I'm not sure if my being so drawn to them is a function of not having a mom anymore and longing for the wisdom of those who have lived so long, so graciously and so positively.

Or, if it's because I'm getting older, too, and see in them what I desperately hope to achieve three or four decades down the line.

Of, if it is just because they are wonderful and amazing, strong women -- and that in its own right is enough.

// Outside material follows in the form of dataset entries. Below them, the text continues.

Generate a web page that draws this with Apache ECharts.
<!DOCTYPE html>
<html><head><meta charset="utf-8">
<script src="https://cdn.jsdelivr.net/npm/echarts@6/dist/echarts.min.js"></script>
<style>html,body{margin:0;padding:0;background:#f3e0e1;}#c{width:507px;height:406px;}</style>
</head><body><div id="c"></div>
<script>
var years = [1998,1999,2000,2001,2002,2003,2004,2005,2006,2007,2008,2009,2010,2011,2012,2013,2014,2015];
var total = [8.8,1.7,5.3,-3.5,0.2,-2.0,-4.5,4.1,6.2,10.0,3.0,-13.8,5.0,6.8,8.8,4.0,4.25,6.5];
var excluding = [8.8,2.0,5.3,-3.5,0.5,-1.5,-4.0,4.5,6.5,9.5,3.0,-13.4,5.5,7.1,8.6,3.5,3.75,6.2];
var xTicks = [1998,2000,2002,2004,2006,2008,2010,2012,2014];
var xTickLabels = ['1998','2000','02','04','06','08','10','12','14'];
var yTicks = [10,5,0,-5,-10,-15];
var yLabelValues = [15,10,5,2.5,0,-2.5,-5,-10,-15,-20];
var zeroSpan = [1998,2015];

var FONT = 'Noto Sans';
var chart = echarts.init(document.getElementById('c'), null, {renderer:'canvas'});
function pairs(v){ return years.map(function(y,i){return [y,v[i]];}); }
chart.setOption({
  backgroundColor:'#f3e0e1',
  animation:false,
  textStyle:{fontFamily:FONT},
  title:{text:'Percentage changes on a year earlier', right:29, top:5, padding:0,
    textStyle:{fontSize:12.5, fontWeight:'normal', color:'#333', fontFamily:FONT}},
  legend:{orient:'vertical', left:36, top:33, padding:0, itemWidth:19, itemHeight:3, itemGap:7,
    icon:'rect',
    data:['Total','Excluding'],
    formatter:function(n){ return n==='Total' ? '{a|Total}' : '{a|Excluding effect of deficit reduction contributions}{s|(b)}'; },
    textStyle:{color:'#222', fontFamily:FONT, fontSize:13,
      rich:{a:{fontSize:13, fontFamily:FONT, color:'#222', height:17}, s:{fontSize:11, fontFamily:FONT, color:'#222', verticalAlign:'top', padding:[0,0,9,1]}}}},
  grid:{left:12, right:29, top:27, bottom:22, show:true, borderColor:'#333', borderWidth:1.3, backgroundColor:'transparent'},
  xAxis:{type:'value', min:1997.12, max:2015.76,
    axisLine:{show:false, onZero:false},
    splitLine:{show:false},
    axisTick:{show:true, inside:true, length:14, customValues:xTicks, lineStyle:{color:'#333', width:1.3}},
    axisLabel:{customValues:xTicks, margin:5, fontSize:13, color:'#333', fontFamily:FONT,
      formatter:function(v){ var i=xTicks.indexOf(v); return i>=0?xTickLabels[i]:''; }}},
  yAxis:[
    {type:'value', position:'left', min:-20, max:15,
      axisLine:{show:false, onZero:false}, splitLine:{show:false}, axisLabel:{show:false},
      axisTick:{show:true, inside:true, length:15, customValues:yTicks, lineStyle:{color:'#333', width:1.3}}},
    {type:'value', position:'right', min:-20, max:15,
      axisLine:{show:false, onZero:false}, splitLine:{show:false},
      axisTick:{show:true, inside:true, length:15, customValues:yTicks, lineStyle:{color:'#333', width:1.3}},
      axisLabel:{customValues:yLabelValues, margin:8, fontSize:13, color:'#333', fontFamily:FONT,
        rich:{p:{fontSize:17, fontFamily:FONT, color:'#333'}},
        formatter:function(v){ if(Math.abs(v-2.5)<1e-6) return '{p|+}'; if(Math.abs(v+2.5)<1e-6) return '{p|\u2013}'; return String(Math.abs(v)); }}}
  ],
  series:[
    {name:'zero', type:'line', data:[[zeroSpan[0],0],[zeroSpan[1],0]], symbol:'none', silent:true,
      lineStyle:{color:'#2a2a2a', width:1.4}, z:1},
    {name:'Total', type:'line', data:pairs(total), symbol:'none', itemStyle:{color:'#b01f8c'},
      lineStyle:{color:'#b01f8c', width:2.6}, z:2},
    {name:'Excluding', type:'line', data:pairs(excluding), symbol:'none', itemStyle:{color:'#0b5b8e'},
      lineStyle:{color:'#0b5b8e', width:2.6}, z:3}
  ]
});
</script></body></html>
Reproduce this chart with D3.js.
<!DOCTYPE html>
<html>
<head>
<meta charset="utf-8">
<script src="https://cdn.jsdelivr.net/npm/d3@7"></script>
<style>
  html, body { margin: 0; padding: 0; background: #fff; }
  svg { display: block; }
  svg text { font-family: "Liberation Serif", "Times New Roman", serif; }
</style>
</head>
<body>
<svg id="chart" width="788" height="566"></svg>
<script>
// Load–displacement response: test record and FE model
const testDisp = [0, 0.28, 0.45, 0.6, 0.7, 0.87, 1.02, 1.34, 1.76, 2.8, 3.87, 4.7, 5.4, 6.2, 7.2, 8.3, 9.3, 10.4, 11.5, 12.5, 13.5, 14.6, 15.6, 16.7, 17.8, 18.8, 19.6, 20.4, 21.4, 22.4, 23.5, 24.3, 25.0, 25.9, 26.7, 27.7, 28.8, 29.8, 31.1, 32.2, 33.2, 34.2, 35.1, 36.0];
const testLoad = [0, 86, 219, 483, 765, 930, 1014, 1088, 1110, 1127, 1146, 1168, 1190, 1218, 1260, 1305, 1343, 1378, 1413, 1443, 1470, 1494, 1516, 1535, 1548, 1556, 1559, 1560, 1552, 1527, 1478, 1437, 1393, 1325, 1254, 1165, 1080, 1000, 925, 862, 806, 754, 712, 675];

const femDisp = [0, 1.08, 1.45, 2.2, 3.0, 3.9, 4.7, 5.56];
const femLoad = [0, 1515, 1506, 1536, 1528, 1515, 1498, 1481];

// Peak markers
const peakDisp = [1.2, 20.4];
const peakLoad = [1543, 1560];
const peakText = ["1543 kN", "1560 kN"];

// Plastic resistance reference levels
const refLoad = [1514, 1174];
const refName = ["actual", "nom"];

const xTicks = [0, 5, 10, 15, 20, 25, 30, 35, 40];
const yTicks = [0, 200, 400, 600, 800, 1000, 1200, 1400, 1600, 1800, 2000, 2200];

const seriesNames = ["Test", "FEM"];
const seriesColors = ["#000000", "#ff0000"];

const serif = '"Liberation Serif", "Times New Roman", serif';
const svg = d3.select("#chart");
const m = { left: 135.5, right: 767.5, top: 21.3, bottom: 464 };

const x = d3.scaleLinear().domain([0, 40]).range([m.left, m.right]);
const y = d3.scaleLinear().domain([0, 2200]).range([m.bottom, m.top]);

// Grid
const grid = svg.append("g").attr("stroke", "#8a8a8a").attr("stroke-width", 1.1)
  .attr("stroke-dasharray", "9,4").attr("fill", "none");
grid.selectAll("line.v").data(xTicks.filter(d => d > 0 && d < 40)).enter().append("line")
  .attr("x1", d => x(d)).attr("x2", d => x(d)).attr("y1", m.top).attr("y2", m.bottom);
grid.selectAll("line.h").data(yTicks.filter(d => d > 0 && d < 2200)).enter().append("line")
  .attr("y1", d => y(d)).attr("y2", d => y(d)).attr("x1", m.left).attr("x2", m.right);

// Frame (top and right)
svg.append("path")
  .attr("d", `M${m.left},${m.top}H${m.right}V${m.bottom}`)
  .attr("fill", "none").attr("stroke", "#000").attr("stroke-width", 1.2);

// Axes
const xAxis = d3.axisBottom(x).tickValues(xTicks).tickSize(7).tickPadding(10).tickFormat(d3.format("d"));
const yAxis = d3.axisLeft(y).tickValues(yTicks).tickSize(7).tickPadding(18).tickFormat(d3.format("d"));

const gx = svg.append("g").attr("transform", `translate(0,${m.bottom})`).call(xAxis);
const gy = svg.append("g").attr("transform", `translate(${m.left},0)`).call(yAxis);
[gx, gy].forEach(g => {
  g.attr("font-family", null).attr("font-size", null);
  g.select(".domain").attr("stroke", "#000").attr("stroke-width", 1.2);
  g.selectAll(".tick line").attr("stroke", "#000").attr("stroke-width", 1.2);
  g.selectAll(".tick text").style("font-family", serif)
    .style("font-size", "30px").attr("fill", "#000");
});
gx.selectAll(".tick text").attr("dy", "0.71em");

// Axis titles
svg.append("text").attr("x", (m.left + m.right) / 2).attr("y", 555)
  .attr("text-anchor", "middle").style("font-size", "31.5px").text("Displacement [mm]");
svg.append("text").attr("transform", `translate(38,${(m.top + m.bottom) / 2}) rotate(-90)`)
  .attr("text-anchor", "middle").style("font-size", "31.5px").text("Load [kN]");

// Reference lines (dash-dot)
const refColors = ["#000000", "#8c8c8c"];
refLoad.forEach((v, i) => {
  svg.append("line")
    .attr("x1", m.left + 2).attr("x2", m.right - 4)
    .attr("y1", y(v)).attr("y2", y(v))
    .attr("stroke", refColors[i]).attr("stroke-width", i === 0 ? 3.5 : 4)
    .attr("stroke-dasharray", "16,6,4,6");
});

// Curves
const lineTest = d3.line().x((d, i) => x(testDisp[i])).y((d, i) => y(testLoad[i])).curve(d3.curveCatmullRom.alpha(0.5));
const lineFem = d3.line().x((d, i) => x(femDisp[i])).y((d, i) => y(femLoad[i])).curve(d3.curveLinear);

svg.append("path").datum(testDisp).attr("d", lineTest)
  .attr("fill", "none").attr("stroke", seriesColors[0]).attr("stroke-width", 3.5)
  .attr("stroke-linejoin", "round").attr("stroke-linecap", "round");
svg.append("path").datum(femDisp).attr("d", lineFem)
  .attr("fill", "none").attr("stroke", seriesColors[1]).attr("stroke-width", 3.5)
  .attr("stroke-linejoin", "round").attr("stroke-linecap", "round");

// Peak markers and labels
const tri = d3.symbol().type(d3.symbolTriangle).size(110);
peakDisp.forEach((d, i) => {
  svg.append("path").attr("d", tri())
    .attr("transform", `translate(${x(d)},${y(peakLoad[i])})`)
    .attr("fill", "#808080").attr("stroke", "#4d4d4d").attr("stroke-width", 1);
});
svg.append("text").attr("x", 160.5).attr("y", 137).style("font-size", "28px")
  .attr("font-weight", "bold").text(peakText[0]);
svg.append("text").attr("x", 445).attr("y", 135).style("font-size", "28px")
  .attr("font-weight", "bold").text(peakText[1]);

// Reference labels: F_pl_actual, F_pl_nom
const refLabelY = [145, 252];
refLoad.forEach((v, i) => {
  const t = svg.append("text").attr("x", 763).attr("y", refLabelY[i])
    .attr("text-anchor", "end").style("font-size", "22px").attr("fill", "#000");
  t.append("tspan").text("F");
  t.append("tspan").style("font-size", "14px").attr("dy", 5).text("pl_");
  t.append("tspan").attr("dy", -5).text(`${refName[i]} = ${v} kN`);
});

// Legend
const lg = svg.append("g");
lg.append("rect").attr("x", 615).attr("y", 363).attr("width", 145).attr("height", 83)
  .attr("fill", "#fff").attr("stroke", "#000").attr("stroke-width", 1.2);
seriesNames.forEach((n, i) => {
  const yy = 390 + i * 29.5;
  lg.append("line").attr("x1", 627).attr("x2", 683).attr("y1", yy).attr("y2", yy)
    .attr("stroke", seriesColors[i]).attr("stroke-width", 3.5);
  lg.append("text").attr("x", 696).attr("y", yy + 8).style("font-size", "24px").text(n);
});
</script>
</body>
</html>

It doesn't matter. Autumn is here.

I’ll miss them.

9 comments:

jet1960 said...

What lovely ladies and beautiful pictures. It does indeed sound like a special place.

ELK said...

Jeanie ~ yes I am drawn to older folks now that my parents are gone...your post was a real treat for me today a nice "walk" and a sweet "visit" from miles and miles away ~ blessings

Dee Light said...

What a wonderful post. probably the best I've read in awhile. What wonderful ladies, it is wonderful that you have such a conection wiht them.

anno said...

What a beautiful post! It is so important to hear stories about women like these, who make it through hard times, who don't give up, who keep making the effort to create beauty in the world -- thanks for sharing this.

Beth said...

your photos are beautiful...
and what you've added to the hearts of those women by being "YOU"....priceless !!!!

robin bird said...

oh jeanie i really loved reading about these amazing women in your lake life! having a lake life is a little like having an avalon that other's cannot see unless they are invited or were 'born there'. it likes a real world avalon where the older women are the spiritual mentors for the younger women. .....at least i think of knitting and gardening as spiritual lessons in addition to being practical ones :)

Joanne Huffman said...

Thank you for sharing your autmn walk and the lovely ladies of the lake.

Joanne

kris said...

Oh my gosh! Fran is 91? She looks great. These photos are inspiring. thanks.

Dawn said...

Jeanie your blog is like a warm shrug that you wrap up in to keep cosy and feel safe, I love to share your world through your blog, your way of seeing the world and sharing it fills me with delight. I would love to sit down with you and chat and even better i would love it if you could show me all the places and people you describe so wonderfully.... fingers crossed I win the lottery one day and then I shall call and say I am coming to visit :-) how about that!!!